**Concave Lens Viva Questions with Answers**

*(i) Why is a concave lens known as a diverging lens?*

Ans: When a parallel beam of light is incident on a concave
lens the beam emerges as a divergent beam. Hence the lens is called a diverging
lens.

*(ii) What is the nature of the image formed when an object is placed in front of a concave lens?*

Ans: The images, virtual, erect diminished and is formed
within the focus of the lens

*(iii) In the experiment to find the focal length of a concave lens by combination method the focal length of the convex lens must be smaller than that of the concave lens. Why?*

Ans: So that the combination behaves as a convex lens and
forms real images.

*(iv) A convex lens of focal length +10 cm and a concave lens of focal length -10 cm are brought in contact. What is the focal length of the combinations?*

Ans: Infinity

*v) How will you distinguish between a convex lens and a concave lens?*

Ans: The lens is placed close to a printed matter. If the
image is magnified the lens is convex. If the image of the print is diminished
the lens is concave.

*vi) Can we form magnified image with a concave lens.*

Ans: No. The concave lens can form only diminished images.

*vii) Aim of the Concave Lens Experiment*

Ans: To find the focal length of the given concave lens
using an auxiliary convex lens (i) in contact and (ii) out of contact.
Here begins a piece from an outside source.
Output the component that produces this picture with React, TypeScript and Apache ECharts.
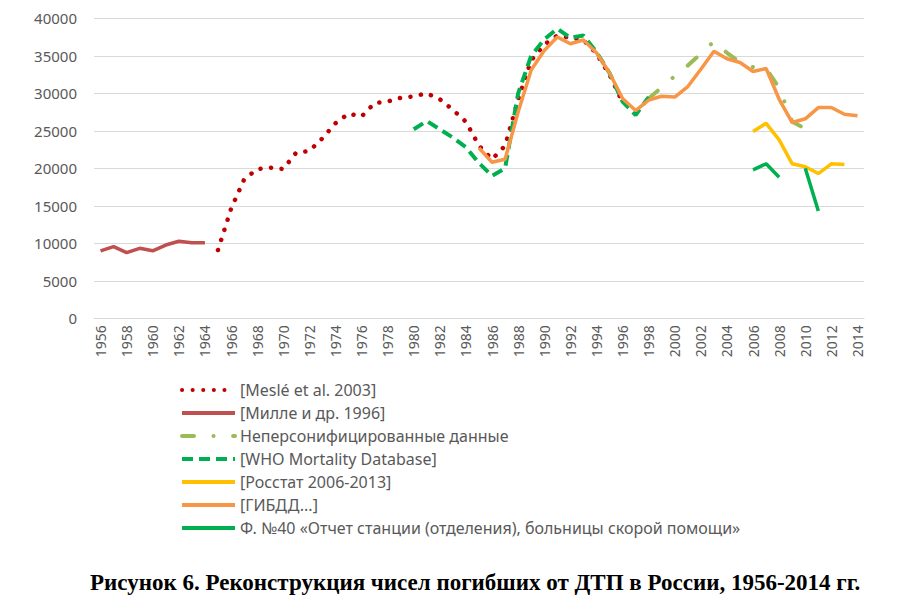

*viii) Apparatus of the Concave Lens Experiment*

Illuminated wire gauze, concave lens, short focused convex
lens, screen, lens holder, etc.

*ix) Theory of the Concave Lens Experiment*

Ans:

__(1) Combination method (Lenses in contact):__
If F is the
focal length of the combination of a convex lens of focal length f' and concave
lens, of local length f , then,

1/F = 1/f’ + 1/f

Therefore, f = Ff’/(f’ - F)

__(2) Auxiliary convex lens method (Lenses out of contact)__
If u is the object
distance and v is the virtual image distance from the concave lens.

f = uv/(v - u)

*x) Procedure of the Concave Lens Experiment*

Ans:

**(1). Lenses in contact (combination method)**
The focal length (f’) of the convex lens is found out by
displacement method or u - v, method as described in previous blog post. The
convex lens is then kept in contact with the concave lens and focal length (F)
of the combination is found out by u – v method. If f is the focal length of
the concave lens, then,

1/F = 1/f’ + 1/f

Therefore, f = Ff’/(f’ - F)

__(2). Lenses out of contact (Auxiliary convex lens method)__
The convex lens is placed in front of the illuminated wire
gauze and the screen is adjusted on the other side of the lens so that a clear
image of the wire gauze is obtained on the screen. The position I

_{1}of the screen is noted. The concave lens L is then interposed between the convex lens and the screen. The image becomes blurred. The screen is then moved away from the lens until a clear image is obtained on it. The position I_{2}of the screen is noted. With respect to the concave lens if an object is placed at I_{2}, a virtual image will be obtained at I_{1}. Hence LI_{2}can be taken as u and LI_{1}as v. Then,
1/f = 1/u – 1/v

Therefore, f = uv/ (v - u)

The experiment is repeated for different positions of the
lens and the mean value of f is found out.